┌──

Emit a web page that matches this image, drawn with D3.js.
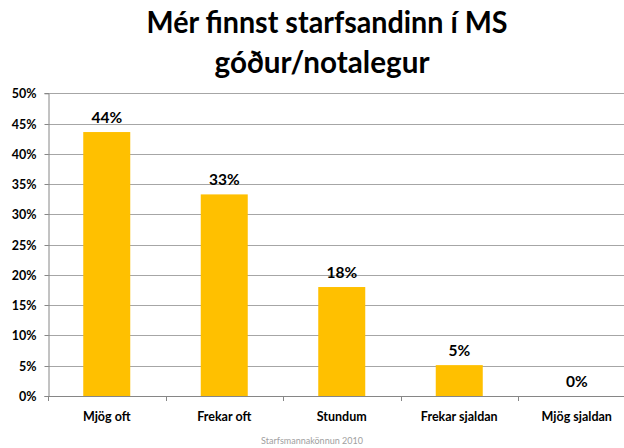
<!DOCTYPE html>
<html lang="is">
<head>
<meta charset="utf-8">
<title>Mér finnst starfsandinn í MS góður/notalegur</title>
<script src="https://d3js.org/d3.v7.min.js"></script>
<style>
  body { margin: 0; background: #fff; }
  svg { display: block; font-family: Lato, "Open Sans", sans-serif; }
</style>
</head>
<body>
<script>
// data
var categories = ["Mjög oft", "Frekar oft", "Stundum", "Frekar sjaldan", "Mjög sjaldan"];
var values = [0.436, 0.333, 0.180, 0.051, 0.0];
var yTicks = [0, 0.05, 0.1, 0.15, 0.2, 0.25, 0.3, 0.35, 0.4, 0.45, 0.5];
var titleLines = ["Mér finnst starfsandinn í MS", "góður/notalegur"];
var sourceNote = "Starfsmannakönnun 2010";

var w = 624, h = 448;
var plotLeft = 48, step = 117.5;
var plotTop = 93.3, plotBottom = 396;

var svg = d3.select("body").append("svg")
  .attr("width", w)
  .attr("height", h);

var x = d3.scaleBand()
  .domain(categories)
  .range([plotLeft, plotLeft + step * categories.length])
  .paddingInner(0.6)
  .paddingOuter(0.3);

var y = d3.scaleLinear()
  .domain([0, 0.5])
  .range([plotBottom, plotTop]);

// title
svg.selectAll("text.title")
  .data(titleLines)
  .enter().append("text")
  .attr("class", "title")
  .attr("x", function(d, i) { return i == 0 ? 327 : 322; })
  .attr("y", function(d, i) { return 33 + i * 40; })
  .attr("text-anchor", "middle")
  .attr("textLength", function(d, i) { return i == 0 ? 361 : 215; })
  .attr("lengthAdjust", "spacingAndGlyphs")
  .style("font-size", "31px")
  .style("font-weight", "bold")
  .style("fill", "#000")
  .text(function(d) { return d; });

// gridlines
svg.append("g")
  .selectAll("line")
  .data(yTicks.slice(1))
  .enter().append("line")
  .attr("x1", plotLeft)
  .attr("x2", w)
  .attr("y1", function(d) { return Math.round(y(d)) + 0.5; })
  .attr("y2", function(d) { return Math.round(y(d)) + 0.5; })
  .style("stroke", "#a6a6a6")
  .style("stroke-width", 1);

// y axis
var yAxis = d3.axisLeft(y)
  .tickValues(yTicks)
  .tickSize(4)
  .tickPadding(8)
  .tickFormat(d3.format(".0%"));

var gy = svg.append("g")
  .attr("transform", "translate(" + (plotLeft + 0.5) + ",0)")
  .call(yAxis);
gy.select(".domain").style("stroke", "#868686");
gy.selectAll(".tick line").style("stroke", "#868686");
gy.selectAll(".tick").attr("transform", function(d) { return "translate(0," + (Math.round(y(d)) + 0.5) + ")"; });
gy.selectAll(".tick text")
  .style("font-family", "Lato, sans-serif")
  .style("font-size", "12.5px")
  .style("font-weight", "bold")
  .style("fill", "#000");

// bars
svg.append("g")
  .selectAll("rect")
  .data(values)
  .enter().append("rect")
  .attr("x", function(d, i) { return x(categories[i]); })
  .attr("y", function(d) { return y(d); })
  .attr("width", x.bandwidth())
  .attr("height", function(d) { return plotBottom - y(d); })
  .style("fill", "#ffc000");

// x axis line + tick marks at category boundaries
var bounds = d3.range(categories.length + 1).map(function(i) { return plotLeft + i * step; });
svg.append("line")
  .attr("x1", plotLeft).attr("x2", w)
  .attr("y1", plotBottom + 0.5).attr("y2", plotBottom + 0.5)
  .style("stroke", "#868686");
svg.append("g")
  .selectAll("line")
  .data(bounds)
  .enter().append("line")
  .attr("x1", function(d) { return Math.round(d) + 0.5; })
  .attr("x2", function(d) { return Math.round(d) + 0.5; })
  .attr("y1", plotBottom)
  .attr("y2", plotBottom + 5)
  .style("stroke", "#868686");

// category labels
svg.append("g")
  .selectAll("text")
  .data(categories)
  .enter().append("text")
  .attr("x", function(d) { return x(d) + x.bandwidth() / 2; })
  .attr("y", 421)
  .attr("text-anchor", "middle")
  .style("font-size", "12.5px")
  .style("font-weight", "bold")
  .style("fill", "#000")
  .text(function(d) { return d; });

// value labels
svg.append("g")
  .selectAll("text")
  .data(values)
  .enter().append("text")
  .attr("x", function(d, i) { return x(categories[i]) + x.bandwidth() / 2; })
  .attr("y", function(d) { return y(d) - 9; })
  .attr("text-anchor", "middle")
  .style("font-size", "15.5px")
  .style("font-weight", "bold")
  .style("fill", "#000")
  .text(function(d) { return d3.format(".0%")(d); });

// source
svg.append("text")
  .attr("x", 312)
  .attr("y", 444)
  .attr("text-anchor", "middle")
  .style("font-size", "9px")
  .style("fill", "#a0a0a0")
  .text(sourceNote);
</script>
</body>
</html>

└──

**Task details**
Write out each line of the data exactly; the images should be left out.

**Result of this exercise**
Emit a web page that matches this image, drawn with D3.js.
<!DOCTYPE html>
<html lang="is">
<head>
<meta charset="utf-8">
<title>Mér finnst starfsandinn í MS góður/notalegur</title>
<script src="https://d3js.org/d3.v7.min.js"></script>
<style>
  body { margin: 0; background: #fff; }
  svg { display: block; font-family: Lato, "Open Sans", sans-serif; }
</style>
</head>
<body>
<script>
// data
var categories = ["Mjög oft", "Frekar oft", "Stundum", "Frekar sjaldan", "Mjög sjaldan"];
var values = [0.436, 0.333, 0.180, 0.051, 0.0];
var yTicks = [0, 0.05, 0.1, 0.15, 0.2, 0.25, 0.3, 0.35, 0.4, 0.45, 0.5];
var titleLines = ["Mér finnst starfsandinn í MS", "góður/notalegur"];
var sourceNote = "Starfsmannakönnun 2010";

var w = 624, h = 448;
var plotLeft = 48, step = 117.5;
var plotTop = 93.3, plotBottom = 396;

var svg = d3.select("body").append("svg")
  .attr("width", w)
  .attr("height", h);

var x = d3.scaleBand()
  .domain(categories)
  .range([plotLeft, plotLeft + step * categories.length])
  .paddingInner(0.6)
  .paddingOuter(0.3);

var y = d3.scaleLinear()
  .domain([0, 0.5])
  .range([plotBottom, plotTop]);

// title
svg.selectAll("text.title")
  .data(titleLines)
  .enter().append("text")
  .attr("class", "title")
  .attr("x", function(d, i) { return i == 0 ? 327 : 322; })
  .attr("y", function(d, i) { return 33 + i * 40; })
  .attr("text-anchor", "middle")
  .attr("textLength", function(d, i) { return i == 0 ? 361 : 215; })
  .attr("lengthAdjust", "spacingAndGlyphs")
  .style("font-size", "31px")
  .style("font-weight", "bold")
  .style("fill", "#000")
  .text(function(d) { return d; });

// gridlines
svg.append("g")
  .selectAll("line")
  .data(yTicks.slice(1))
  .enter().append("line")
  .attr("x1", plotLeft)
  .attr("x2", w)
  .attr("y1", function(d) { return Math.round(y(d)) + 0.5; })
  .attr("y2", function(d) { return Math.round(y(d)) + 0.5; })
  .style("stroke", "#a6a6a6")
  .style("stroke-width", 1);

// y axis
var yAxis = d3.axisLeft(y)
  .tickValues(yTicks)
  .tickSize(4)
  .tickPadding(8)
  .tickFormat(d3.format(".0%"));

var gy = svg.append("g")
  .attr("transform", "translate(" + (plotLeft + 0.5) + ",0)")
  .call(yAxis);
gy.select(".domain").style("stroke", "#868686");
gy.selectAll(".tick line").style("stroke", "#868686");
gy.selectAll(".tick").attr("transform", function(d) { return "translate(0," + (Math.round(y(d)) + 0.5) + ")"; });
gy.selectAll(".tick text")
  .style("font-family", "Lato, sans-serif")
  .style("font-size", "12.5px")
  .style("font-weight", "bold")
  .style("fill", "#000");

// bars
svg.append("g")
  .selectAll("rect")
  .data(values)
  .enter().append("rect")
  .attr("x", function(d, i) { return x(categories[i]); })
  .attr("y", function(d) { return y(d); })
  .attr("width", x.bandwidth())
  .attr("height", function(d) { return plotBottom - y(d); })
  .style("fill", "#ffc000");

// x axis line + tick marks at category boundaries
var bounds = d3.range(categories.length + 1).map(function(i) { return plotLeft + i * step; });
svg.append("line")
  .attr("x1", plotLeft).attr("x2", w)
  .attr("y1", plotBottom + 0.5).attr("y2", plotBottom + 0.5)
  .style("stroke", "#868686");
svg.append("g")
  .selectAll("line")
  .data(bounds)
  .enter().append("line")
  .attr("x1", function(d) { return Math.round(d) + 0.5; })
  .attr("x2", function(d) { return Math.round(d) + 0.5; })
  .attr("y1", plotBottom)
  .attr("y2", plotBottom + 5)
  .style("stroke", "#868686");

// category labels
svg.append("g")
  .selectAll("text")
  .data(categories)
  .enter().append("text")
  .attr("x", function(d) { return x(d) + x.bandwidth() / 2; })
  .attr("y", 421)
  .attr("text-anchor", "middle")
  .style("font-size", "12.5px")
  .style("font-weight", "bold")
  .style("fill", "#000")
  .text(function(d) { return d; });

// value labels
svg.append("g")
  .selectAll("text")
  .data(values)
  .enter().append("text")
  .attr("x", function(d, i) { return x(categories[i]) + x.bandwidth() / 2; })
  .attr("y", function(d) { return y(d) - 9; })
  .attr("text-anchor", "middle")
  .style("font-size", "15.5px")
  .style("font-weight", "bold")
  .style("fill", "#000")
  .text(function(d) { return d3.format(".0%")(d); });

// source
svg.append("text")
  .attr("x", 312)
  .attr("y", 444)
  .attr("text-anchor", "middle")
  .style("font-size", "9px")
  .style("fill", "#a0a0a0")
  .text(sourceNote);
</script>
</body>
</html>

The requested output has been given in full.